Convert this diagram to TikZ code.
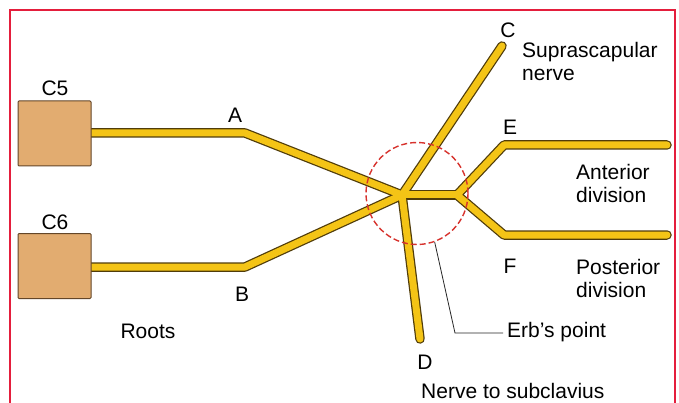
\documentclass[tikz,border=0pt]{standalone}
\usepackage{fontspec}
\setmainfont{Liberation Sans}
\definecolor{nerveyel}{RGB}{244,196,22}
\definecolor{nerveout}{RGB}{80,60,10}
\definecolor{boxfill}{RGB}{226,172,112}
\definecolor{boxout}{RGB}{100,70,40}
\definecolor{framered}{RGB}{228,30,60}
\definecolor{circred}{RGB}{215,50,45}
\begin{document}
\begin{tikzpicture}[x=1pt,y=-1pt,
  nerveo/.style={draw=nerveout,line width=9.5pt,line cap=round,line join=round},
  nervei/.style={draw=nerveyel,line width=7pt,line cap=round,line join=round},
  rootbox/.style={draw=boxout,line width=1pt,fill=boxfill,minimum width=73pt,minimum height=65pt,inner sep=0pt,rounded corners=1pt},
  lbl/.style={inner sep=0pt,font=\fontsize{21}{23}\selectfont},
  lbll/.style={lbl,anchor=west,align=left}]
\useasboundingbox (0,0) rectangle (679,403);
\fill[white] (0,0) rectangle (679,403);
% frame
\draw[framered,line width=2pt] (10,410) -- (10,10) -- (675,10) -- (675,410);
% coordinates
\coordinate (a0) at (91,133);
\coordinate (ka) at (245,133);
\coordinate (b0) at (91,267);
\coordinate (kb) at (245,267);
\coordinate (j1) at (402,195);
\coordinate (j2) at (457,195);
\coordinate (cend) at (502,46);
\coordinate (dend) at (420,339);
\coordinate (ke) at (504,145);
\coordinate (eend) at (667,145);
\coordinate (kf) at (504,235);
\coordinate (fend) at (667,235);
% nerves: outline pass, then fill pass
\foreach \s in {nerveo,nervei}{
  \draw[\s] (a0) -- (ka) -- (j1);
  \draw[\s] (b0) -- (kb) -- (j1);
  \draw[\s] (j1) -- (cend);
  \draw[\s] (j1) -- (dend);
  \draw[\s] (j1) -- (j2);
  \draw[\s] (j2) -- (ke) -- (eend);
  \draw[\s] (j2) -- (kf) -- (fend);
}
% root boxes
\node[rootbox] (c5) at (54.5,133.5) {};
\node[rootbox] (c6) at (54.5,266) {};
% Erb's circle
\node[draw=circred,dash pattern=on 6pt off 3pt,line width=1.4pt,circle,minimum size=102pt,inner sep=0pt] (erb) at (417,193.5) {};
% labels
\node[lbl] (lc5) at (55,88) {C5};
\node[lbl] (lc6) at (55,222) {C6};
\node[lbl] (la) at (235,115) {A};
\node[lbl] (lb) at (242,294) {B};
\node[lbl] (lc) at (508,30) {C};
\node[lbl] (ld) at (425,362) {D};
\node[lbl] (le) at (510,127) {E};
\node[lbl] (lf) at (510,266) {F};
\node[lbll] (supra) at (522,61.5) {Suprascapular\\nerve};
\node[lbll] (ant) at (576,183.5) {Anterior\\division};
\node[lbll] (post) at (576,278) {Posterior\\division};
\node[lbl] (roots) at (148,331) {Roots};
\node[lbll] (erbtxt) at (507,332) {Erb’s point};
\node[lbll] (subcl) at (421,391) {Nerve to subclavius};
% leader
\coordinate (lk) at (455,333);
\draw[black!85,line width=0.8pt,shorten >=4pt] (erb.-70) -- (lk) -- (erbtxt.west |- lk);
\end{tikzpicture}
\end{document}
------------------------
Problem requirements: Reproduce each line exactly, please, except for any pictures.

Task answer:
Convert this diagram to TikZ code.
\documentclass[tikz,border=0pt]{standalone}
\usepackage{fontspec}
\setmainfont{Liberation Sans}
\definecolor{nerveyel}{RGB}{244,196,22}
\definecolor{nerveout}{RGB}{80,60,10}
\definecolor{boxfill}{RGB}{226,172,112}
\definecolor{boxout}{RGB}{100,70,40}
\definecolor{framered}{RGB}{228,30,60}
\definecolor{circred}{RGB}{215,50,45}
\begin{document}
\begin{tikzpicture}[x=1pt,y=-1pt,
  nerveo/.style={draw=nerveout,line width=9.5pt,line cap=round,line join=round},
  nervei/.style={draw=nerveyel,line width=7pt,line cap=round,line join=round},
  rootbox/.style={draw=boxout,line width=1pt,fill=boxfill,minimum width=73pt,minimum height=65pt,inner sep=0pt,rounded corners=1pt},
  lbl/.style={inner sep=0pt,font=\fontsize{21}{23}\selectfont},
  lbll/.style={lbl,anchor=west,align=left}]
\useasboundingbox (0,0) rectangle (679,403);
\fill[white] (0,0) rectangle (679,403);
% frame
\draw[framered,line width=2pt] (10,410) -- (10,10) -- (675,10) -- (675,410);
% coordinates
\coordinate (a0) at (91,133);
\coordinate (ka) at (245,133);
\coordinate (b0) at (91,267);
\coordinate (kb) at (245,267);
\coordinate (j1) at (402,195);
\coordinate (j2) at (457,195);
\coordinate (cend) at (502,46);
\coordinate (dend) at (420,339);
\coordinate (ke) at (504,145);
\coordinate (eend) at (667,145);
\coordinate (kf) at (504,235);
\coordinate (fend) at (667,235);
% nerves: outline pass, then fill pass
\foreach \s in {nerveo,nervei}{
  \draw[\s] (a0) -- (ka) -- (j1);
  \draw[\s] (b0) -- (kb) -- (j1);
  \draw[\s] (j1) -- (cend);
  \draw[\s] (j1) -- (dend);
  \draw[\s] (j1) -- (j2);
  \draw[\s] (j2) -- (ke) -- (eend);
  \draw[\s] (j2) -- (kf) -- (fend);
}
% root boxes
\node[rootbox] (c5) at (54.5,133.5) {};
\node[rootbox] (c6) at (54.5,266) {};
% Erb's circle
\node[draw=circred,dash pattern=on 6pt off 3pt,line width=1.4pt,circle,minimum size=102pt,inner sep=0pt] (erb) at (417,193.5) {};
% labels
\node[lbl] (lc5) at (55,88) {C5};
\node[lbl] (lc6) at (55,222) {C6};
\node[lbl] (la) at (235,115) {A};
\node[lbl] (lb) at (242,294) {B};
\node[lbl] (lc) at (508,30) {C};
\node[lbl] (ld) at (425,362) {D};
\node[lbl] (le) at (510,127) {E};
\node[lbl] (lf) at (510,266) {F};
\node[lbll] (supra) at (522,61.5) {Suprascapular\\nerve};
\node[lbll] (ant) at (576,183.5) {Anterior\\division};
\node[lbll] (post) at (576,278) {Posterior\\division};
\node[lbl] (roots) at (148,331) {Roots};
\node[lbll] (erbtxt) at (507,332) {Erb’s point};
\node[lbll] (subcl) at (421,391) {Nerve to subclavius};
% leader
\coordinate (lk) at (455,333);
\draw[black!85,line width=0.8pt,shorten >=4pt] (erb.-70) -- (lk) -- (erbtxt.west |- lk);
\end{tikzpicture}
\end{document}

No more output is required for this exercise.